Insurance giant MetLife won a big victory Wednesday as a district court rescinded the government’s designation of the firm as “systemically important.” Though not immediately apparent, this was also a victory for Fintech firms as well, from big online “marketplace lenders” to small startups to firms not yet formed.

It’s a great win, in fact, for all innovators wishing to create an alternative to the established banking order. The ruling limits the government using its power arbitrarily to fit non-bank financial firms into the banking regulation hole.

Despite MetLife’s protests that it was not systemically important – and its wishes to have neither the regulatory burdens that come with such designation nor the benefits of being designated by the government as essentially “too big to fail” – the Financial Stability Oversight Council still labeled the firm that way with very little empirical data. Though Judge Rosemary Collyer’s ruling is still under seal, based on her public order, she seems to have rejected the FSOC’s paltry justification for such action.
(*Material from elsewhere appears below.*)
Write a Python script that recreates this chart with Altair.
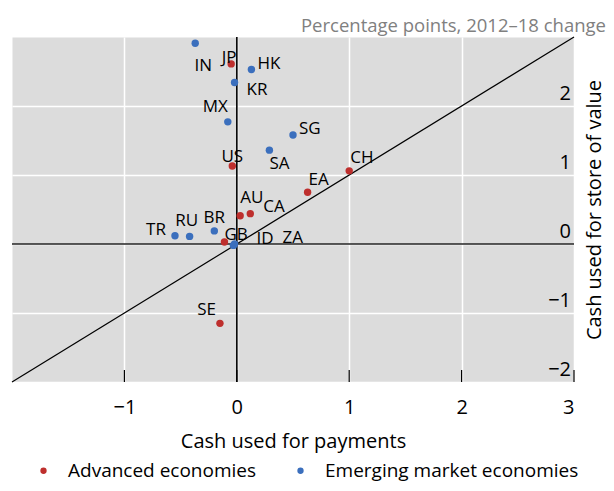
import altair as alt
import pandas as pd

# ---------------- data ----------------
COUNTRIES = ["SE", "GB", "US", "JP", "CH", "EA", "AU", "CA",
             "IN", "HK", "KR", "MX", "SG", "SA", "BR", "RU", "TR", "ID", "ZA"]
GROUP = ["AE", "AE", "AE", "AE", "AE", "AE", "AE", "AE",
         "EM", "EM", "EM", "EM", "EM", "EM", "EM", "EM", "EM", "EM", "EM"]
PAYMENTS = [-0.15, -0.11, -0.04, -0.05, 1.00, 0.63, 0.03, 0.12,
            -0.37, 0.13, -0.02, -0.08, 0.50, 0.29, -0.20, -0.42, -0.55, -0.03, -0.02]
STORE = [-1.15, 0.03, 1.13, 2.61, 1.06, 0.75, 0.41, 0.44,
         2.91, 2.53, 2.34, 1.77, 1.58, 1.36, 0.19, 0.11, 0.12, -0.02, 0.00]

GROUP_NAMES = {"AE": "Advanced economies", "EM": "Emerging market economies"}
X_TICKS = [-1, 0, 1, 2, 3]
Y_TICKS = [-2, -1, 0, 1, 2]
DOMAIN = [-2, 3]
SUBTITLE = "Percentage points, 2012–18 change"
X_TITLE = "Cash used for payments"
Y_TITLE = "Cash used for store of value"

# label placement relative to each dot (layout only, pixels)
LABEL_DX = [-4, 0, 0, -2, 1, 1, 0, 13,
            8, 6, 12, 0, 6, 0, 0, -3, -9, 23, 48]
LABEL_DY = [-13, -7, -9, -6, -13, -12, -18, -7,
            23, -5, 7, -15, -6, 14, -13, -15, -6, -6, -6]
LABEL_ALIGN = ["right", "left", "center", "center", "left", "left", "left", "left",
               "center", "left", "left", "right", "left", "left", "center", "center",
               "right", "left", "left"]

RED = "#BE2F2D"
BLUE = "#3B6FBD"
FONT = "Open Sans"
W, H = 562, 345

df = pd.DataFrame({
    "country": COUNTRIES,
    "group": [GROUP_NAMES[g] for g in GROUP],
    "payments": PAYMENTS,
    "store": STORE,
})

xs = alt.Scale(domain=DOMAIN, nice=False, zero=False)
ys = alt.Scale(domain=DOMAIN, nice=False, zero=False)

x_axis = alt.Axis(values=X_TICKS, grid=True, gridColor="white", gridWidth=1.5,
                  domain=False, ticks=False, format="d",
                  labelFontSize=20, labelColor="black", labelPadding=15, labelFont=FONT,
                  title=X_TITLE, titleFontSize=20, titleFontWeight="normal",
                  titleColor="black", titlePadding=14, titleFont=FONT)
y_axis = alt.Axis(orient="right", values=Y_TICKS, grid=True, gridColor="white", gridWidth=1.5,
                  domain=False, ticks=False, labels=False,
                  title=Y_TITLE, titleFontSize=20, titleFontWeight="normal",
                  titleColor="black", titleAngle=270, titlePadding=30, titleFont=FONT)

color = alt.Color("group:N",
                  scale=alt.Scale(domain=list(GROUP_NAMES.values()), range=[RED, BLUE]),
                  legend=alt.Legend(orient="none", direction="horizontal", title=None,
                                    legendX=22, legendY=424, symbolType="circle",
                                    symbolSize=40, symbolStrokeWidth=0, symbolOpacity=1,
                                    labelFontSize=19, labelFont=FONT, labelColor="black",
                                    labelLimit=500, labelOffset=15, columnPadding=34))

# diagonal y = x across the whole domain
diag_df = pd.DataFrame({"payments": DOMAIN, "store": DOMAIN})
diag = alt.Chart(diag_df).mark_line(color="black", strokeWidth=1.2).encode(
    x=alt.X("payments:Q", scale=xs, axis=x_axis),
    y=alt.Y("store:Q", scale=ys, axis=y_axis),
)

vzero = alt.Chart(diag_df).mark_rule(color="black", strokeWidth=1.2).encode(
    x=alt.datum(0, scale=xs))
hzero = alt.Chart(diag_df).mark_rule(color="#222", strokeWidth=1.2).encode(
    y=alt.datum(0, scale=ys))

tick_df = pd.DataFrame({"payments": X_TICKS})
ticks = alt.Chart(tick_df).mark_rule(color="black", strokeWidth=1.2).encode(
    x=alt.X("payments:Q", scale=xs),
    y=alt.value(H - 12), y2=alt.value(H))

ylab_df = pd.DataFrame({"store": Y_TICKS})
ylabels = alt.Chart(ylab_df).mark_text(
    align="right", baseline="bottom", dx=-3, dy=-2,
    fontSize=20, font=FONT, color="black").encode(
    x=alt.value(W),
    y=alt.Y("store:Q", scale=ys),
    text=alt.Text("store:Q", format="d"))

pts_ae = alt.Chart(df).transform_filter(alt.datum.group == GROUP_NAMES["AE"]).mark_circle(
    size=55, opacity=1).encode(
    x=alt.X("payments:Q", scale=xs), y=alt.Y("store:Q", scale=ys), color=color)
pts_em = alt.Chart(df).transform_filter(alt.datum.group == GROUP_NAMES["EM"]).mark_circle(
    size=55, opacity=1).encode(
    x=alt.X("payments:Q", scale=xs), y=alt.Y("store:Q", scale=ys), color=color)

labels = []
for i, c in enumerate(COUNTRIES):
    labels.append(
        alt.Chart(df).transform_filter(alt.datum.country == c).mark_text(
            align=LABEL_ALIGN[i], baseline="middle", dx=LABEL_DX[i], dy=LABEL_DY[i],
            fontSize=17, font=FONT, color="black").encode(
            x=alt.X("payments:Q", scale=xs), y=alt.Y("store:Q", scale=ys),
            text="country:N"))

sub_df = pd.DataFrame({"t": [SUBTITLE]})
subtitle = alt.Chart(sub_df).mark_text(
    align="right", baseline="middle", fontSize=18.5, font=FONT, color="#808080").encode(
    x=alt.value(W + 32), y=alt.value(-11), text="t:N")

chart = alt.layer(diag, vzero, hzero, ticks, ylabels, pts_ae, pts_em, *labels, subtitle).properties(
    width=W, height=H,
    autosize=alt.AutoSizeParams(type="none"),
    padding={"left": 4, "top": 29, "right": 32, "bottom": 101},
).configure(font=FONT).configure_view(fill="#DCDCDC", strokeOpacity=0)

chart.save("out.html", embed_options={"renderer": "svg", "actions": False})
Proponents of the Dodd-Frank Wall Street Reform and Consumer Protection Act enacted in 2010 claim it ended bailouts. But the law’s creation of FSOC shows the opposite is true. FSOC, a secretive council of regulators from the Treasury Department and various banking and financial agencies, has the power to designate both banks and non-banks as “systemically important financial institutions” (SIFIs).

Being designated a SIFI means the firm is largely seen as too-big-to-fail by policymakers and will be at least temporarily propped up to forestall a normal bankruptcy. This aspect likely confers a benefit on firms with this designation. It’s no wonder that many firms, including bailout recipient American International Group, have not only not fought this designation, but embraced it.
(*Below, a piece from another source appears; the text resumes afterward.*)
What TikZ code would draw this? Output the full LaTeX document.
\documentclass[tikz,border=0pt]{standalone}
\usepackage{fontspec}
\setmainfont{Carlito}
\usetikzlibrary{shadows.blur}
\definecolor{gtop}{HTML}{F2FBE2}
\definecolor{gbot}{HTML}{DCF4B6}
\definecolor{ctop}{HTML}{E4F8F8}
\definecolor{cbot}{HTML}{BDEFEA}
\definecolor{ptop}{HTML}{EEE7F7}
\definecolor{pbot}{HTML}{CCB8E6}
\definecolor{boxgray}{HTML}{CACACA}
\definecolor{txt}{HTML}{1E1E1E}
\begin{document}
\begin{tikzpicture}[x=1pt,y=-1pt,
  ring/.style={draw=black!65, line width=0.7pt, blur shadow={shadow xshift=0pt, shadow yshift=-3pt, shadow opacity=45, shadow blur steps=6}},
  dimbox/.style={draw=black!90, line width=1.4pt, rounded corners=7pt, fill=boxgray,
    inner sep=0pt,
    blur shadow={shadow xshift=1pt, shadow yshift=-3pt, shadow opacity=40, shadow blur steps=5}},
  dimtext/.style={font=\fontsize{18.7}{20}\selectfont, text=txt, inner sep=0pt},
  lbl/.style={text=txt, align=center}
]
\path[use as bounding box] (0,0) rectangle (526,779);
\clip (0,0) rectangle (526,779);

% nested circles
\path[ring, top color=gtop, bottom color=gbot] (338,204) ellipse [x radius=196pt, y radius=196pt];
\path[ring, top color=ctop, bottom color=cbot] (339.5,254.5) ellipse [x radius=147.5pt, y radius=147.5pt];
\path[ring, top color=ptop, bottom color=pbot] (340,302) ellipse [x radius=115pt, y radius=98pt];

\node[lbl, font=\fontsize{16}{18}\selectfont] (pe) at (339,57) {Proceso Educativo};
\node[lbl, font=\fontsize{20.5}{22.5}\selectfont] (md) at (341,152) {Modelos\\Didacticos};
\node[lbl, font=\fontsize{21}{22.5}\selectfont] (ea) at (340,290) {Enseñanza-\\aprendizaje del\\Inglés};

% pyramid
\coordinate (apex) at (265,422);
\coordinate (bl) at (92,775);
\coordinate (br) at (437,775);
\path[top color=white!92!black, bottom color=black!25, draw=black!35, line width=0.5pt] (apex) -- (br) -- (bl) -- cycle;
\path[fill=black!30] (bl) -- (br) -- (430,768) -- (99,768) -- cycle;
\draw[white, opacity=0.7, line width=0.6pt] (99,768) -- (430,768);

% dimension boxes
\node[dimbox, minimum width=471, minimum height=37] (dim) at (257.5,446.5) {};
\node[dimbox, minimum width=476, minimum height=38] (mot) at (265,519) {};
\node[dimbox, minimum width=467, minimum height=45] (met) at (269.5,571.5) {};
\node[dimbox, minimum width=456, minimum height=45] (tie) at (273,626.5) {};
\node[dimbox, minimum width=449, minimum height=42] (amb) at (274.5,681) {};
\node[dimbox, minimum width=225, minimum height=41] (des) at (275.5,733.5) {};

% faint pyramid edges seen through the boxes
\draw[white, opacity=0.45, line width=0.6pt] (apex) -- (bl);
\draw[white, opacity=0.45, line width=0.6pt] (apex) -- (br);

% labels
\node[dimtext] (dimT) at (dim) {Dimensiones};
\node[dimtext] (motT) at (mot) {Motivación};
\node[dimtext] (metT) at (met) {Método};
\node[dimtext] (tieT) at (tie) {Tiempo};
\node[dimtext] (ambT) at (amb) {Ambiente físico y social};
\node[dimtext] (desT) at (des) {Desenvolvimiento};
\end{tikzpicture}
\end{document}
But the designation usually also comes with bank-like capital rules that may be totally inappropriate for non-banks firms, like MetLife. Banks have deposits that can be withdrawn at any time, whereas life insurance firms have policies that in most cases won’t pay out for years. As my fellow FORBES contributor and Adam Smith Institute senior fellow Tim Worstall writes today, MetLife “is not inherently fragile: because it’s not a bank and isn’t borrowing short to lend long.”

MetLife decided the burdens outweighed the benefits of being a SIFI, and it prevailed. In its legal brief, MetLife’s argument paralleled some of those of a lawsuit from my organization, the Competitive Enterprise Institute, about how FSOC violates the Constitution’s separation of powers through its unusual structure that evades both congressional and judicial constraints. (The FSOC challenge is no longer part of that case, though the lawsuit is continuing against the Consumer Financial Protection Bureau. Click here for more info on that case).

Again since the case is under seal, it’s unclear what Collyer’s reasoning was in stopping FSOC from designating MetLife a SIFI. It’s also unknown whether MetLife will prevail if the government appeals. But Collyer’s decision at least puts a break on FSOC and other regulatory agencies having unfettered power to decide which firms are “systemically important.”

And this is why Fintech entrepreneurs should cheer. As innovators, they are creating models different – and in many cases more sustainable – than banks, but regulators in a bank-like mindset still show inclinations to shut down first and ask questions later. But knowing that they could still be checked by the judicial system should be a good incentive for these regulators to at least sit down and discuss issues with the FinTech players.